The house’s very first perfume, Ecusson, launched in 1946, became its enduring signature and greatest success. The name, meaning “crest” or “coat of arms,” reinforced the house’s aristocratic imagery and heraldic identity. Ecusson was conceived as a grand classical perfume in the great French aldehydic floral tradition that flourished during the mid-twentieth century. Built around an exceptionally complex structure of fifty-four essential oils and incorporating four varieties of rose, the fragrance projected elegance, refinement, and cultivated femininity rather than overt sensuality or modern abstraction. The perfume’s emphasis on Provençal jasmine, May rose, Parma violet, Florentine iris, Oriental rose, and tuberose placed it firmly within the lineage of sophisticated French floral perfumery associated with couture and upper-class taste. It was often described as a perfume for the refined woman whose elegance was innate rather than fashionable.

Jean d’Albret’s early years also included more traditional toilette preparations such as Classic eau de cologne and Lavande in 1948. These fragrances reflected the enduring French appreciation for clean, aromatic freshness and understated grooming luxuries. Lavender colognes in particular occupied an important place in French daily toilette culture, associated with cleanliness, refinement, and the fragrant landscapes of Provence.

The house achieved another major success with Casaque in 1951. Named after a fitted silk riding or sporting jacket worn by women, the perfume continued Jean d’Albret’s fascination with aristocratic imagery and elegant femininity. Unlike the stately classical structure of Ecusson, Casaque projected a younger, more daring personality. Its combination of aldehydes, florals, green nuances, and subtle chypre tonalities gave the perfume both freshness and sophistication. Advertisements emphasized romanticism and individuality, portraying the wearer as original, spirited, and feminine. The fragrance reflected the changing mood of the 1950s, when women increasingly sought perfumes that balanced classical elegance with modern vitality and self-expression.
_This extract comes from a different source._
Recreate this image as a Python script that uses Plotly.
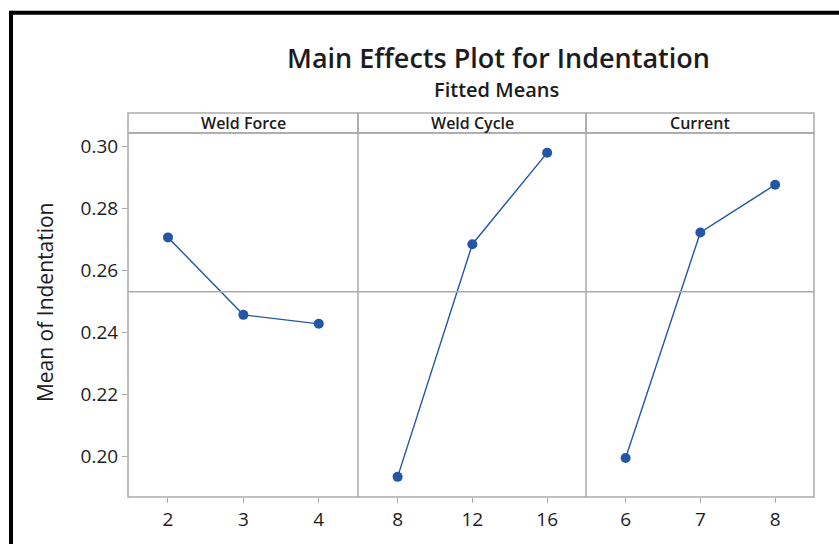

The masculine counterpart to the house’s feminine creations arrived in 1961 with Messire, named after the youthful title of Henry IV, once known as “Messire de Navarre.” The fragrance embraced the refined citrus-aromatic fougère style popular among elegant European men during the period. Rather than emphasizing ruggedness or overt masculinity, Messire projected aristocratic polish and cultivated confidence. Its use of coriander and rosewood added a slightly spicy, woody sophistication that distinguished it from simpler colognes of the era. The historical connection to Henry IV reinforced the house’s continuing emphasis on French nobility, romance, and heritage.

In 1964, Jean d’Albret introduced what would become one of its most celebrated and distinctive fragrances: Princesse d’Albret. Named in honor of Jeanne d’Albret herself, the perfume represented the culmination of the house’s romantic and aristocratic identity. The fragrance was notable for its unusual wild strawberry note, which gave the composition a soft youthful luminosity beneath its richly classical floral structure. Requiring reportedly ten years of development and more than one hundred ingredients, Princesse d’Albret was marketed as a luxurious masterpiece of elegance and refinement. Its composition combined jasmine from Mougins, Bulgarian roses, Florentine iris, styrax, Tyrolean moss, and wild strawberry, balancing sophistication with softness and youthful warmth. The perfume was sometimes referred to as “The Prince of Perfumes,” a title suggesting both nobility and supremacy within the world of refined French fragrance.

Unlike many perfumes of the 1960s that embraced increasingly abstract modernism or overt sensuality, Jean d’Albret fragrances maintained a distinctly classical identity. Their compositions emphasized harmony, structure, floral richness, and polished refinement. Even when youthful or fashionable themes were introduced, the perfumes remained deeply tied to the traditions of French haute parfumerie.

By the early 1970s, the house attempted to adapt to changing beauty trends with lifestyle-oriented body care products such as the Bodylove line. A 1973 feature in Mademoiselle magazine described an extensive collection including body cologne, body powder, lotion, milk bath, bath oil, moisturizing foam, and decorative soap. This reflected the broader transformation of the fragrance industry during the 1970s, when perfume increasingly expanded into coordinated bath and body rituals associated with sensuality, self-care, and everyday luxury. The floral composition of Bodylove — incorporating rose, hyacinth, carnation, jasmine, mimosa, and lily of the valley — continued the house’s commitment to lush floral elegance while packaging it within the more relaxed and body-conscious aesthetic of the decade.

Despite its sophistication and historical prestige, Jean d’Albret gradually disappeared from the perfume world as market conditions changed during the 1970s. By 1977, the company had ceased perfume production altogether. The decline reflected broader shifts in the fragrance industry, where smaller classical French houses struggled to compete against multinational cosmetic corporations, changing consumer tastes, and increasingly expensive raw materials.

Today, Jean d’Albret is remembered as one of the refined but largely forgotten postwar French perfume houses whose creations embodied aristocratic elegance, classical floral artistry, and romantic historical imagery. Its perfumes — especially Ecusson, Casaque, Messire, and Princesse d’Albret — stand as examples of a distinctly French ideal of sophistication rooted not in extravagance, but in cultivated grace, heritage, and timeless refinement.


The fragrances of Jean D'Albret:

1946 Écusson

1948 Lavande

1948 Classic Eau de Cologne

1951 Casaque

1961 Messire(relaunched in 1996)

1964 Princesse d’Albret




In 1973, Jean d'Albret introduced Bodylove, a floral scented bath and body collection. It's scent was a blend of lily of the valley, mimosa, jasmine, carnation and hyacinth.